A larger question stares at us: What does China hope to achieve by salami-slicing into sovereign territories? At the height of Doka La standoff, COAS Rawat sounded apprehensive about the possibility of a two-front war arising out of China’s ‘salami-slicing’ tactics.
‘Salami-slicing’ (coined by Hungarian Communist leader Mátyás Rákosi in the late 1940s) refers to the Chinese strategy of incremental and clandestine acts of territorial aggression that are individually well below the limits of tolerance but pose a cumulative political and strategic threat, eventually seeking to undermine a nation’s sovereignty.
Through these seemingly imperceptible actions, China subtly alters the status quo, changes ‘facts on ground’, and lays claim over the altered reality.
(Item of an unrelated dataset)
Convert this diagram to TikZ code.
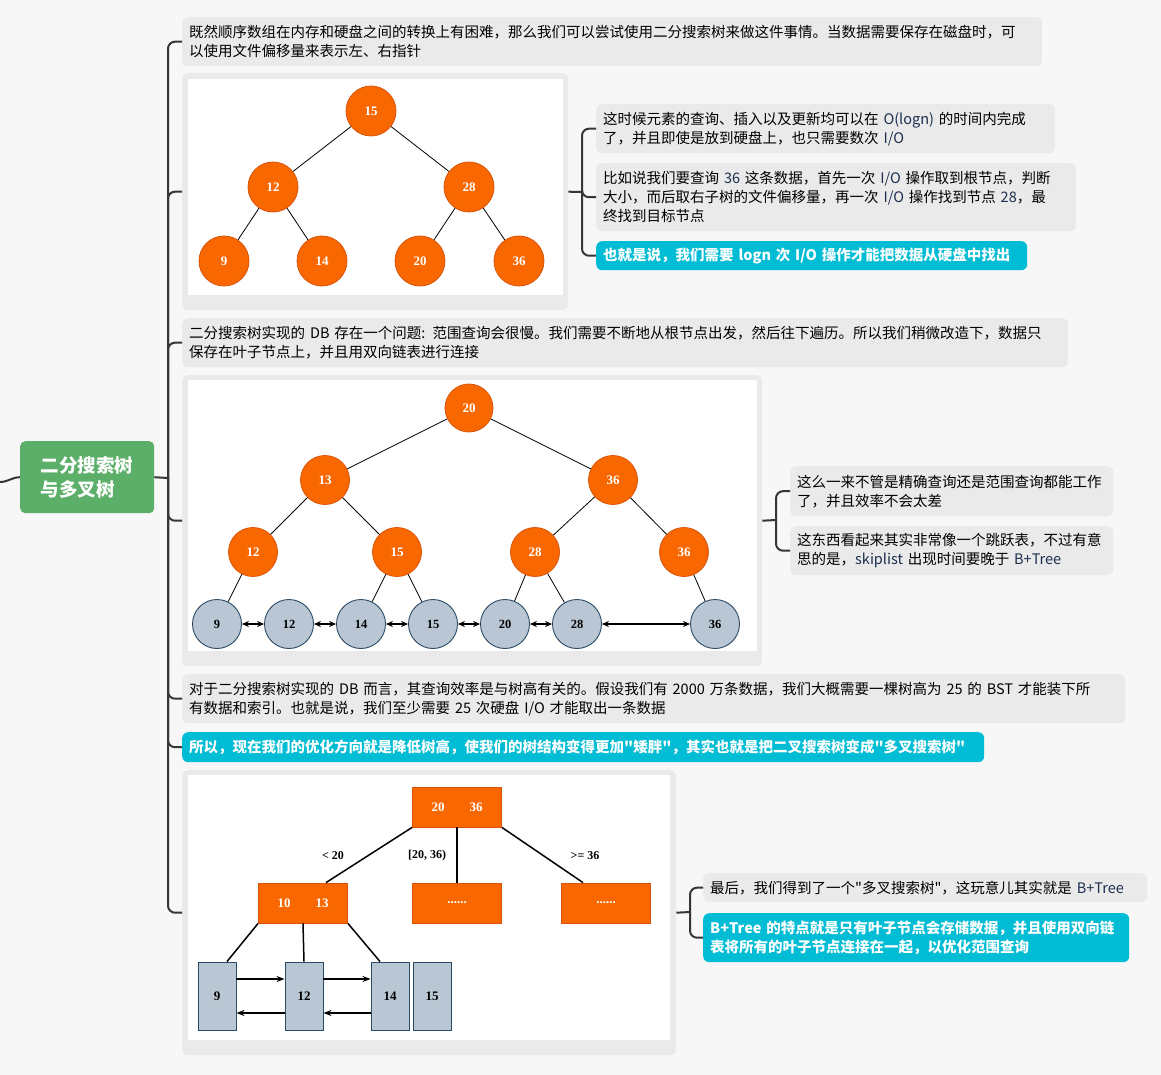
\documentclass[tikz,border=0pt]{standalone}
\usepackage{fontspec}
\setmainfont{Noto Sans CJK SC}[Ligatures=TeXOff]
\newfontfamily\treefont{Liberation Serif}
\usepackage{xcolor}
\usetikzlibrary{arrows.meta}

\definecolor{bgc}{HTML}{F7F7F7}
\definecolor{topicgray}{HTML}{EAEAEA}
\definecolor{hlcyan}{HTML}{00BCD4}
\definecolor{rootgreen}{HTML}{5CAF68}
\definecolor{linec}{HTML}{363636}
\definecolor{nodeorange}{HTML}{F96800}
\definecolor{orangeedge}{HTML}{D9530A}
\definecolor{leafblue}{HTML}{B8C7D3}
\definecolor{leafedge}{HTML}{2B4A66}
\definecolor{latinc}{HTML}{1C2F4F}
\newcommand{\numtx}[1]{\textcolor{latinc}{#1}}

\begin{document}
\begin{tikzpicture}[x=1pt, y=-1pt,
    topic/.style={fill=topicgray, rounded corners=6pt, anchor=north west, align=left, inner xsep=7pt, inner ysep=0pt, font=\fontsize{14.5}{19}\selectfont},
    hl/.style={topic, fill=hlcyan, text=white, font=\fontsize{14.5}{19}\selectfont\bfseries},
    frame/.style={fill=topicgray, rounded corners=6pt, anchor=north west, inner sep=0pt},
    canvas/.style={fill=white, anchor=north west, inner sep=0pt},
    onode/.style={circle, fill=nodeorange, draw=orangeedge, line width=0.8pt, minimum size=50pt, inner sep=0pt, text=white, font=\treefont\bfseries\fontsize{13}{15}\selectfont},
    leaf/.style={circle, fill=leafblue, draw=leafedge, line width=0.9pt, minimum size=49pt, inner sep=0pt, font=\treefont\bfseries\fontsize{12.5}{14}\selectfont},
    bnode/.style={rectangle, fill=nodeorange, draw=orangeedge, line width=0.8pt, minimum width=89pt, minimum height=40pt, inner sep=0pt, text=white, font=\treefont\bfseries\fontsize{13}{15}\selectfont},
    bleaf/.style={rectangle, fill=leafblue, draw=leafedge, line width=0.9pt, minimum width=38pt, minimum height=68pt, inner sep=0pt, font=\treefont\bfseries\fontsize{13}{15}\selectfont},
    blabel/.style={font=\treefont\bfseries\fontsize{12}{14}\selectfont},
    branch/.style={draw=linec, line width=2pt, rounded corners=7pt},
    edge/.style={draw=black, line width=0.8pt},
    link/.style={<->, >={Stealth[length=7pt,width=6pt]}, line width=1.2pt},
    ptr/.style={->, >={Stealth[length=8pt,width=6pt]}, line width=1.8pt}
]
\useasboundingbox (0,0) rectangle (1161,1075);
\fill[bgc] (0,0) rectangle (1161,1075);

\node[fill=rootgreen, rounded corners=5pt, minimum width=134pt, minimum height=72pt, align=left, text=white, font=\fontsize{18.5}{24}\selectfont\bfseries, anchor=north west] (root) at (20,441) {二分搜索树\\与多叉树};
\coordinate (offleft) at (0,482);
\coordinate (hub) at (168,478);

\node[topic, text width=846pt, minimum height=49pt] (t1) at (182,17) {既然顺序数组在内存和硬盘之间的转换上有困难，那么我们可以尝试使用二分搜索树来做这件事情。当数据需要保存在磁盘时，可\\以使用文件偏移量来表示左、右指针};
\node[frame, minimum width=386pt, minimum height=237pt] (img1) at (182,73) {};
\node[canvas, minimum width=375pt, minimum height=216pt] (can1) at (188,79) {};
\node[topic, text width=872pt, minimum height=49pt] (t2) at (182,318) {二分搜索树实现的 DB 存在一个问题: 范围查询会很慢。我们需要不断地从根节点出发，然后往下遍历。所以我们稍微改造下，数据只\\保存在叶子节点上，并且用双向链表进行连接};
\node[frame, minimum width=580pt, minimum height=291pt] (img2) at (182,375) {};
\node[canvas, minimum width=569pt, minimum height=271pt] (can2) at (188,380) {};
\node[topic, text width=929pt, minimum height=49pt] (t3) at (182,674) {对于二分搜索树实现的 DB 而言，其查询效率是与树高有关的。假设我们有 2000 万条数据，我们大概需要一棵树高为 25 的 BST 才能装下所\\有数据和索引。也就是说，我们至少需要 25 次硬盘 I/O 才能取出一条数据};
\node[hl, text width=788pt, minimum height=30pt] (hl1) at (182,732) {所以，现在我们的优化方向就是降低树高，使我们的树结构变得更加"矮胖"，其实也就是把二叉搜索树变成"多叉搜索树"};
\node[frame, minimum width=494pt, minimum height=285pt] (img3) at (182,770) {};
\node[canvas, minimum width=482pt, minimum height=265pt] (can3) at (188,775) {};

\draw[branch] (offleft) to[out=0, in=180] (root.west);
\draw[branch] (root.east) -- (hub);
\foreach \c in {t1,img1,t2,img2,t3,hl1,img3}
    \draw[branch] (hub) |- (\c.west);

% notes on the right
\node[topic, text width=445pt, minimum height=49pt] (n1a) at (596,104) {这时候元素的查询、插入以及更新均可以在 \numtx{O(logn)} 的时间内完成\\了，并且即使是放到硬盘上，也只需要数次 \numtx{I/O}};
\node[topic, text width=466pt, minimum height=68pt] (n1b) at (596,163) {比如说我们要查询 \numtx{36} 这条数据，首先一次 \numtx{I/O} 操作取到根节点，判断\\大小，而后取右子树的文件偏移量，再一次 \numtx{I/O} 操作找到节点 \numtx{28}，最\\终找到目标节点};
\node[hl, text width=417pt, minimum height=29pt] (n1c) at (596,241) {也就是说，我们需要 logn 次 I/O 操作才能把数据从硬盘中找出};
\coordinate (hub1) at (582,192);
\draw[branch] (img1.east) -- (hub1);
\foreach \c in {n1a,n1b,n1c}
    \draw[branch] (hub1) |- (\c.west);

\node[topic, text width=309pt, minimum height=50pt] (n2a) at (790,466) {这么一来不管是精确查询还是范围查询都能工作\\了，并且效率不会太差};
\node[topic, text width=309pt, minimum height=49pt] (n2b) at (790,526) {这东西看起来其实非常像一个跳跃表，不过有意\\思的是，\numtx{skiplist} 出现时间要晚于 \numtx{B+Tree}};
\coordinate (hub2) at (776,520);
\draw[branch] (img2.east) -- (hub2);
\foreach \c in {n2a,n2b}
    \draw[branch] (hub2) |- (\c.west);

\node[topic, text width=430pt, minimum height=29pt] (n3a) at (703,873) {最后，我们得到了一个"多叉搜索树"，这玩意儿其实就是 \numtx{B+Tree}};
\node[hl, text width=412pt, minimum height=49pt] (n3b) at (703,913) {B+Tree 的特点就是只有叶子节点会存储数据，并且使用双向链\\表将所有的叶子节点连接在一起，以优化范围查询};
\coordinate (hub3) at (690,912);
\draw[branch] (img3.east) -- (hub3);
\foreach \c in {n3a,n3b}
    \draw[branch] (hub3) |- (\c.west);

% binary search tree
\node[onode] (a15) at (371,111) {15};
\node[onode] (a12) at (273,187) {12};
\node[onode] (a28) at (469,187) {28};
\node[onode] (a9) at (224,261) {9};
\node[onode] (a14) at (322,261) {14};
\node[onode] (a20) at (420,261) {20};
\node[onode] (a36) at (519,261) {36};
\draw[edge] (a15) -- (a12);
\draw[edge] (a15) -- (a28);
\draw[edge] (a12) -- (a9);
\draw[edge] (a12) -- (a14);
\draw[edge] (a28) -- (a20);
\draw[edge] (a28) -- (a36);

% tree with linked leaves
\node[onode, minimum size=48pt] (b20) at (469,408) {20};
\node[onode, minimum size=49pt] (b13) at (325,480) {13};
\node[onode, minimum size=49pt] (b36) at (613,480) {36};
\node[onode, minimum size=49pt] (b12) at (253,552) {12};
\node[onode, minimum size=49pt] (b15) at (397,552) {15};
\node[onode, minimum size=49pt] (b28) at (535,552) {28};
\node[onode, minimum size=49pt] (b36r) at (684,552) {36};
\node[leaf] (k9) at (217,624) {9};
\node[leaf] (k12) at (289,624) {12};
\node[leaf] (k14) at (361,624) {14};
\node[leaf] (k15) at (433,624) {15};
\node[leaf] (k20) at (505,624) {20};
\node[leaf] (k28) at (577,624) {28};
\node[leaf] (k36) at (715,624) {36};
\draw[edge] (b20) -- (b13);
\draw[edge] (b20) -- (b36);
\draw[edge] (b13) -- (b12);
\draw[edge] (b13) -- (b15);
\draw[edge] (b36) -- (b28);
\draw[edge] (b36) -- (b36r);
\draw[edge] (b12) -- (k9);
\draw[edge] (b15) -- (k14);
\draw[edge] (b15) -- (k15);
\draw[edge] (b28) -- (k20);
\draw[edge] (b28) -- (k28);
\draw[edge] (b36r) -- (k36);
\draw[link] (k9) -- (k12);
\draw[link] (k12) -- (k14);
\draw[link] (k14) -- (k15);
\draw[link] (k15) -- (k20);
\draw[link] (k20) -- (k28);
\draw[link] (k28) -- (k36);

% multiway tree
\node[bnode] (m1) at (457,807) {20\hspace{25pt}36};
\node[bnode] (m2) at (303,903) {10\hspace{25pt}13};
\node[bnode] (m3) at (457,903) {......};
\node[bnode] (m4) at (606,903) {......};
\node[blabel] (lb1) at (333,856) {< 20};
\node[blabel] (lb2) at (427,856) {[20, 36)};
\node[blabel] (lb3) at (585,856) {>= 36};
\node[bleaf] (p9) at (217,996) {9};
\node[bleaf] (p12) at (304,996) {12};
\node[bleaf] (p14) at (390,996) {14};
\node[bleaf] (p15) at (432,996) {15};
\draw[edge, line width=1.5pt] (m1.south west) -- ([xshift=23pt]m2.north);
\draw[edge, line width=1.5pt] (m1.south) -- (m3.north);
\draw[edge, line width=1.5pt] (m1.south east) -- ([xshift=-23pt]m4.north);
\draw[edge, line width=1.5pt] (m2.south west) -- ([xshift=10pt]p9.north);
\draw[edge, line width=1.5pt] (m2.south) -- (p12.north);
\draw[edge, line width=1.5pt] (m2.south east) -- ([xshift=-10pt]p14.north);
\draw[ptr] ([yshift=17pt]p9.east) -- ([yshift=17pt]p12.west);
\draw[ptr] ([yshift=17pt]p12.east) -- ([yshift=17pt]p14.west);
\draw[ptr] ([yshift=-17pt]p12.west) -- ([yshift=-17pt]p9.east);
\draw[ptr] ([yshift=-17pt]p14.west) -- ([yshift=-17pt]p12.east);
\end{tikzpicture}
\end{document}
Under President Xi Jinping, China is increasingly employing this coercive strategy to assert itself across Asia Pacific and in the high Himalayan region where it shares a nearly 4000-kilometre border with India.
During the Doka La standoff, this coercive playbook met with India’s strategy of ‘physical denial’. China had to disengage and back out of the ensuing stalemate but it made clear during and since the conflict that it reserves the right to exercise “sovereign rights to safeguard territorial sovereignty in compliance with the stipulations of the border-related historical treaty.”
Point is, the Doka La conflict wouldn’t have taken place had China really complied with “border-related historical treaties”. It did because be it at LAC or South China Sea, China places little premium on existing treaties or conventions, preferring instead to go by own interpretations that are guided by a revisionist view of history.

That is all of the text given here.